Almost a century ago, a man called Barrow Cadbury and his wife set up an organisation called the Barrow Cadbury Trust. Based in Birmingham, the Trust’s work, inspired by the Cadburys’ Quaker faith, centred on social justice issues, looking after Cadbury employees and the housing needs of the people of the city.

The organisation’s role expanded over the years and by the 1990s, it turned its attention to peace building, with a particular interest in this part of the world. Due to the interest of the Barrow Cadbury Trust and the endowment it gave to Fermanagh, the Fermanagh Trust was formed. This week it marked 20 years since it started, having grown grown well beyond its original beginnings.

The Fermanagh Trust began with four local trustees, whose job was to go around the county visiting projects and giving small grants, which could be used as a lever to access other funding. As one of the original Trustees, Joanna McVey, said: “It is extraordinary what we can do with small amounts of money”. An application from a community group in one village would invariably lead to another from the playgroup or the youth group and as a result, the Fermanagh Trust soon got to know the community and voluntary sector in Fermanagh very well indeed. The Trust’s role developed, undertaking research into community development across the county, and acting on it.

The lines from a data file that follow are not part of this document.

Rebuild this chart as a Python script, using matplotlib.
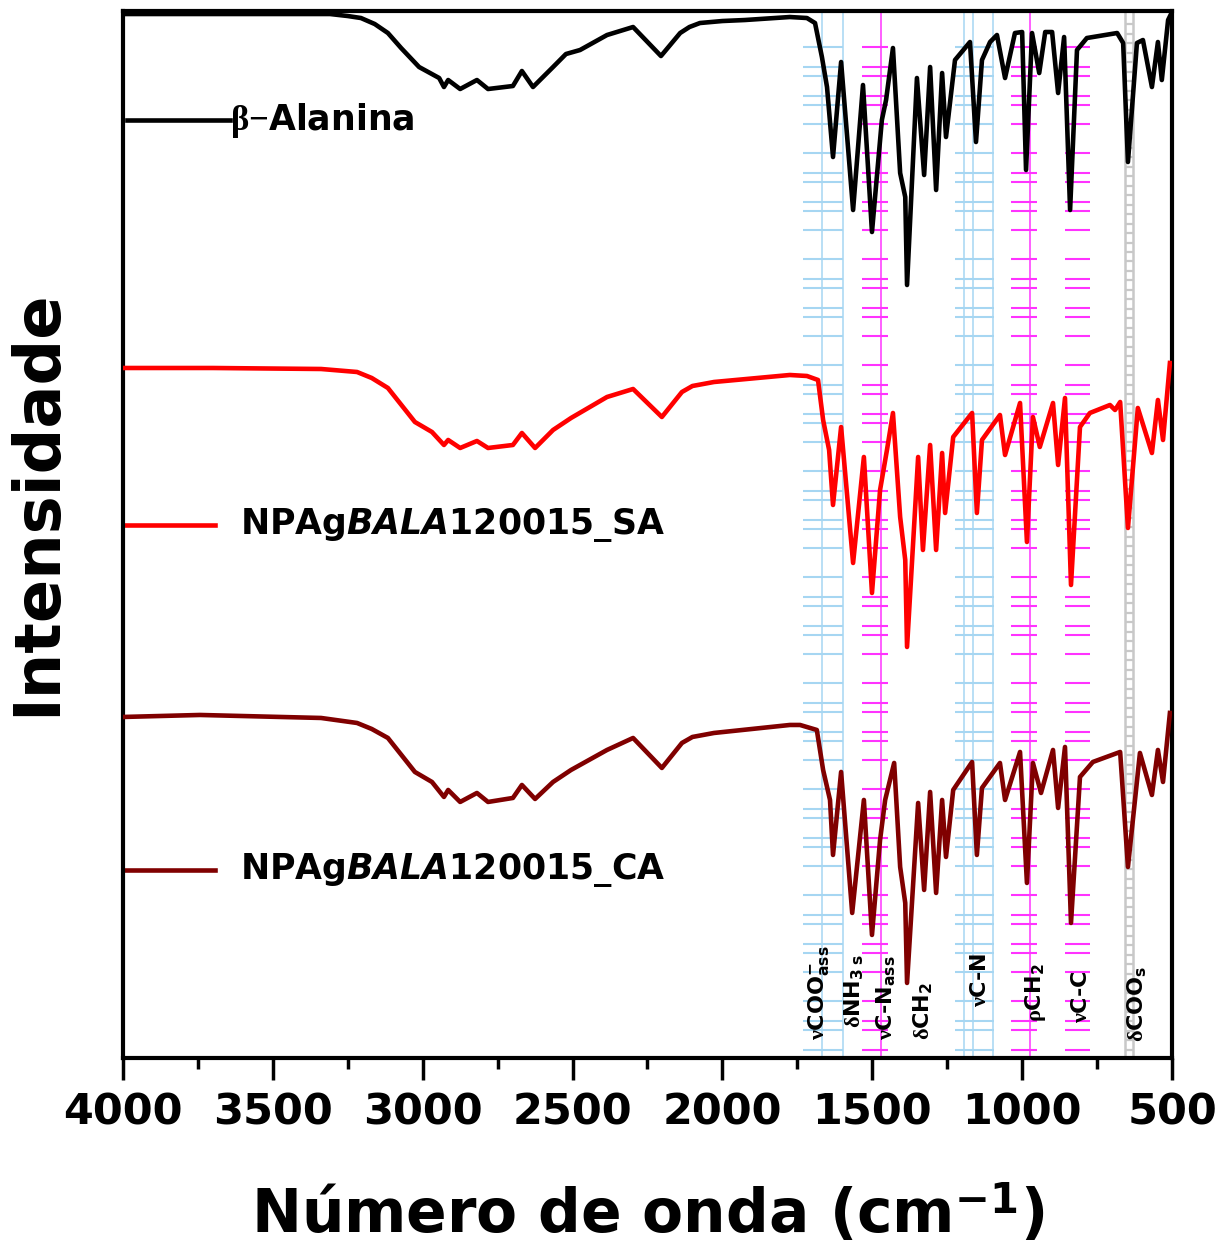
import numpy as np
import matplotlib
matplotlib.use('Agg')
import matplotlib.pyplot as plt

plt.rcParams['font.family'] = 'DejaVu Sans'
plt.rcParams['font.weight'] = 'bold'
plt.rcParams['mathtext.fontset'] = 'custom'
plt.rcParams['mathtext.rm'] = 'Liberation Serif'
plt.rcParams['mathtext.it'] = 'Liberation Serif:italic'
plt.rcParams['mathtext.bf'] = 'DejaVu Sans:bold'
plt.rcParams['mathtext.bfit'] = 'DejaVu Sans:italic:bold'

# spectra (wavenumber, intensity in a.u. incl. vertical offset)
wn_ala = [4000, 3700, 3400, 3309, 3250, 3206, 3160, 3116, 3072, 3012, 2945, 2929, 2915, 2875, 2819,
          2782, 2699, 2669, 2632, 2565, 2522, 2475, 2385, 2298, 2205, 2141, 2110, 2075, 2000, 1925,
          1775, 1718, 1691, 1668, 1651, 1631, 1604, 1564, 1531, 1501, 1468, 1454, 1431, 1407, 1390,
          1384, 1351, 1327, 1307, 1287, 1267, 1254, 1224, 1174, 1154, 1134, 1107, 1084, 1057, 1024,
          1000, 987, 967, 943, 923, 900, 880, 860, 840, 817, 784, 683, 663, 647, 617,
          597, 567, 547, 534, 513, 500]
int_ala = [1044, 1044, 1044, 1044, 1042, 1040, 1034, 1025, 1010, 991, 980, 971, 978, 969, 978,
           969, 972, 987, 971, 991, 1004, 1008, 1023, 1031, 1002, 1025, 1031, 1035, 1037, 1038,
           1041, 1040, 1035, 1001, 971, 901, 996, 848, 973, 826, 938, 958, 1010, 885, 861,
           773, 980, 883, 991, 868, 985, 921, 998, 1016, 916, 998, 1016, 1023, 980, 1025,
           1026, 888, 1025, 985, 1026, 1026, 965, 1021, 848, 1008, 1020, 1025, 1015, 896, 1015,
           1018, 971, 1016, 978, 1038, 1046]

wn_sa = [4000, 3700, 3339, 3219, 3170, 3116, 3026, 2969, 2929, 2915, 2875, 2819, 2782, 2699, 2669,
         2625, 2565, 2505, 2385, 2298, 2202, 2135, 2100, 2028, 1775, 1718, 1681, 1664, 1644, 1631,
         1604, 1564, 1528, 1501, 1474, 1451, 1431, 1407, 1390, 1384, 1347, 1331, 1307, 1287, 1267,
         1257, 1230, 1167, 1151, 1134, 1074, 1057, 1007, 984, 964, 941, 897, 880, 857, 837,
         807, 774, 707, 690, 673, 647, 614, 567, 547, 530, 507]
int_sa = [690, 690, 689, 686, 680, 670, 636, 626, 613, 618, 610, 617, 610, 613, 625,
          610, 628, 640, 661, 669, 641, 666, 672, 676, 683, 682, 678, 638, 608, 553,
          631, 495, 601, 465, 568, 608, 645, 541, 498, 411, 601, 508, 613, 508, 605,
          545, 621, 645, 545, 618, 643, 603, 655, 516, 641, 611, 655, 593, 660, 473,
          631, 645, 653, 648, 656, 530, 650, 605, 658, 618, 695]

wn_ca = [4000, 3743, 3339, 3219, 3170, 3116, 3026, 2969, 2929, 2915, 2875, 2819, 2782, 2699, 2669,
         2625, 2565, 2505, 2385, 2298, 2202, 2135, 2100, 2028, 1775, 1741, 1685, 1664, 1641, 1631,
         1604, 1567, 1528, 1501, 1474, 1457, 1427, 1407, 1390, 1384, 1347, 1327, 1307, 1287, 1267,
         1254, 1230, 1167, 1151, 1134, 1074, 1057, 1007, 984, 964, 937, 897, 880, 857, 837,
         807, 764, 673, 647, 607, 567, 547, 530, 507]
int_ca = [341, 343, 340, 335, 329, 320, 286, 276, 261, 268, 256, 265, 256, 260, 273,
          259, 276, 288, 308, 320, 290, 315, 321, 325, 333, 333, 328, 288, 258, 203,
          286, 145, 258, 123, 218, 258, 295, 191, 155, 75, 255, 168, 266, 165, 258,
          201, 268, 296, 203, 270, 295, 258, 306, 175, 295, 265, 308, 250, 311, 135,
          281, 296, 306, 191, 305, 263, 308, 276, 345]

series_names = [r'$\mathrm{\beta}{-}$Alanina', r'NPAg$\mathbfit{BALA}$120015_SA', r'NPAg$\mathbfit{BALA}$120015_CA']
series_colors = ['black', '#ff0000', '#800000']

# band assignment labels
band_labels = [r'$\mathrm{\nu}$COO$^{\mathbf{-}}_{\mathbf{ass}}$', r'$\mathrm{\delta}$NH$_{\mathbf{3\ s}}$',
               r'$\mathrm{\nu}$C-N$_{\mathbf{ass}}$', r'$\mathrm{\delta}$CH$_{\mathbf{2}}$',
               r'$\mathrm{\nu}$C-N', r'$\mathrm{\rho}$CH$_{\mathbf{2}}$', r'$\mathrm{\nu}$C-C',
               r'$\mathrm{\delta}$COO$_{\mathbf{s}}$']
band_label_wn = [1681, 1561, 1457, 1334, 1141, 957, 803, 620]
band_label_y = [18, 30, 18, 18, 51, 36, 35, 16]

# marker rulers: (left, right, vertical lines, colour)
rulers = [(1731, 1598, [1668, 1598], '#a6d6f2'),
          (1534, 1447, [1471], '#ff33ff'),
          (1224, 1094, [1194, 1164, 1097], '#a6d6f2'),
          (1037, 950, [974], '#ff33ff'),
          (857, 774, [], '#ff33ff')]

fig = plt.figure(figsize=(12.32, 12.52), dpi=100)
ax = fig.add_axes([0.0998, 0.155, 0.8515, 0.8362])

# ruler-style band markers
period = 106
offs = [0, 20, 29, 49, 58, 77]
for left, right, vlines, col in rulers:
    for v in vlines:
        ax.axvline(v, color=col, lw=1.1, zorder=1)
    ys = []
    for base in np.arange(693 - 7 * period, 1047, period):
        ys += [base - o for o in offs]
    ys = [y for y in ys if 5 < y < 1040]
    ax.hlines(ys, right, left, color=col, lw=1.5, zorder=1)

# grey ladder for delta COO
ax.axvline(657, color='#c8c8c8', lw=1.8, zorder=1)
ax.axvline(630, color='#c8c8c8', lw=1.8, zorder=1)
ax.hlines(np.arange(8, 1040, 9.5), 630, 657, color='#c8c8c8', lw=1.6, zorder=1)

for wn, val, col in zip([wn_ala, wn_sa, wn_ca], [int_ala, int_sa, int_ca], series_colors):
    ax.plot(wn, val, color=col, lw=3.3, zorder=3, solid_joinstyle='round')

# legend-like keys
key_y = [938, 533, 188]
key_x0 = [3987, 3993, 3993]
key_x1 = [3643, 3693, 3693]
key_tx = [3643, 3610, 3610]
for name, col, y, x0, x1, tx in zip(series_names, series_colors, key_y, key_x0, key_x1, key_tx):
    ax.plot([x0, x1], [y, y], color=col, lw=3.3)
    ax.text(tx, y, name, fontsize=25, fontweight='bold', va='center', ha='left')

for lab, x, y in zip(band_labels, band_label_wn, band_label_y):
    ax.text(x, y, lab, rotation=90, fontsize=16, fontweight='bold', ha='center', va='bottom', zorder=4)

ax.set_xlim(4000, 500)
ax.set_ylim(0, 1047)
ax.set_xticks(np.arange(4000, 499, -500))
ax.set_xticks(np.arange(3750, 500, -500), minor=True)
ax.set_yticks([])
ax.tick_params(axis='x', which='major', direction='out', length=16, width=2.5, labelsize=31, pad=8)
ax.tick_params(axis='x', which='minor', direction='out', length=8, width=2.5)
for lab in ax.get_xticklabels():
    lab.set_fontweight('bold')
for spine in ax.spines.values():
    spine.set_linewidth(3)

ax.set_xlabel(r'Número de onda (cm$^{\mathbf{-1}}$)', fontsize=43, fontweight='bold', labelpad=36)
ax.set_ylabel('Intensidade', fontsize=46, fontweight='bold')
ax.yaxis.set_label_coords(-0.052, 0.53)

fig.savefig('out.png', dpi=100)
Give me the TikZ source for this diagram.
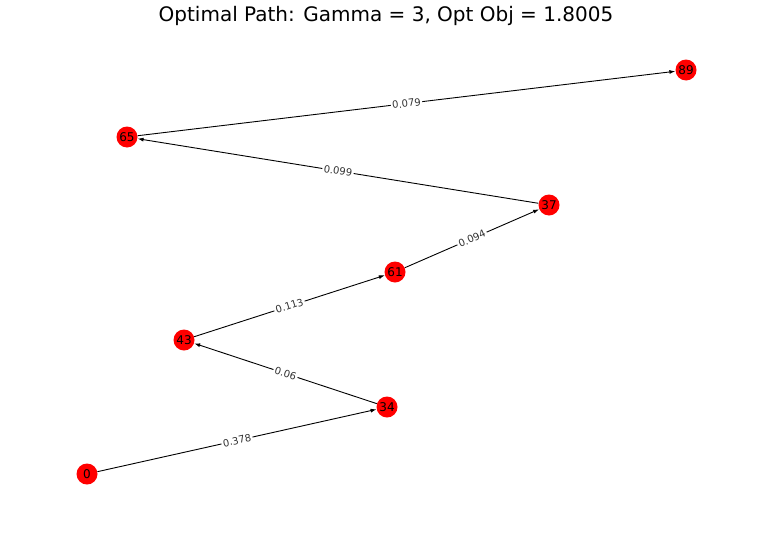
\documentclass[tikz,border=0pt]{standalone}
\usepackage{fontspec}
\setmainfont{DejaVu Sans}
\usetikzlibrary{arrows.meta}
\begin{document}
\begin{tikzpicture}[x=1pt,y=-1pt,
  vtx/.style={circle,fill=red,draw=none,minimum size=21pt,inner sep=0pt,font=\fontsize{12}{14}\selectfont},
  edge/.style={-{Latex[length=6pt,width=4pt]},line width=0.9pt,black},
  wlabel/.style={fill=white,inner sep=1.5pt,sloped,font=\fontsize{10}{12}\selectfont,text=black!80}]
\useasboundingbox (0,0) rectangle (759,546);
\fill[white] (0,0) rectangle (759,546);
\node[font=\fontsize{20}{24}\selectfont] (title) at (386,16) {Optimal Path: Gamma = 3, Opt Obj = 1.8005};
\node[vtx] (n0) at (87,474) {0};
\node[vtx] (n34) at (387,407) {34};
\node[vtx] (n43) at (184,340) {43};
\node[vtx] (n61) at (395,272) {61};
\node[vtx] (n37) at (549,205) {37};
\node[vtx] (n65) at (127,137) {65};
\node[vtx] (n89) at (686,70) {89};
\draw[edge] (n0) -- node[wlabel,pos=0.5] {0.378} (n34);
\draw[edge] (n34) -- node[wlabel,pos=0.5] {0.06} (n43);
\draw[edge] (n43) -- node[wlabel,pos=0.5] {0.113} (n61);
\draw[edge] (n61) -- node[wlabel,pos=0.5] {0.094} (n37);
\draw[edge] (n37) -- node[wlabel,pos=0.5] {0.099} (n65);
\draw[edge] (n65) -- node[wlabel,pos=0.5] {0.079} (n89);
\end{tikzpicture}
\end{document}
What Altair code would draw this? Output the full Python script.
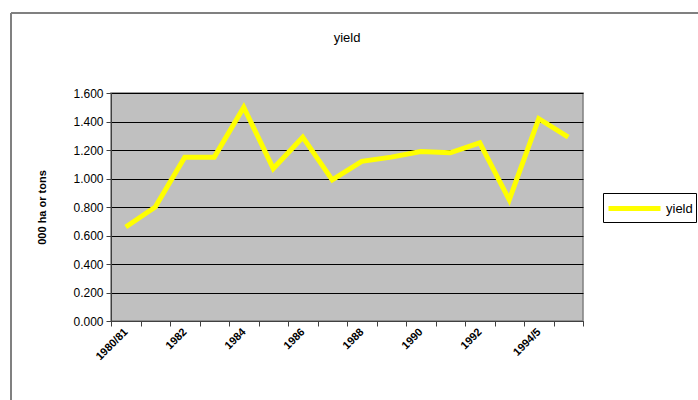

It has taken on a lobbying role. Its development of shared education in this county has seen government putting shared education into the mainstream.

Its evolution as a community foundation has seen its involved in a range of awards schemes for young musicians and sportspeople.

And as the work of the Trust changes, so too does its base. Fermanagh House, home to nine charities and used by 50 organisations, is to expand with contractors expected on site before Christmas.

A celebration of 20 community heroes, one for each year of the Fermanagh Trust’s existence, at an event this week at the Ardhowen Theatre, provided the opportunity to sing the praises of the unsung heroes across the community. It also gave the opportunity to reflect on the profound effect the Fermanagh Trust is having and has had on the lives of people across this county.

From those little acorns sown two decades ago, a mighty oak has grown.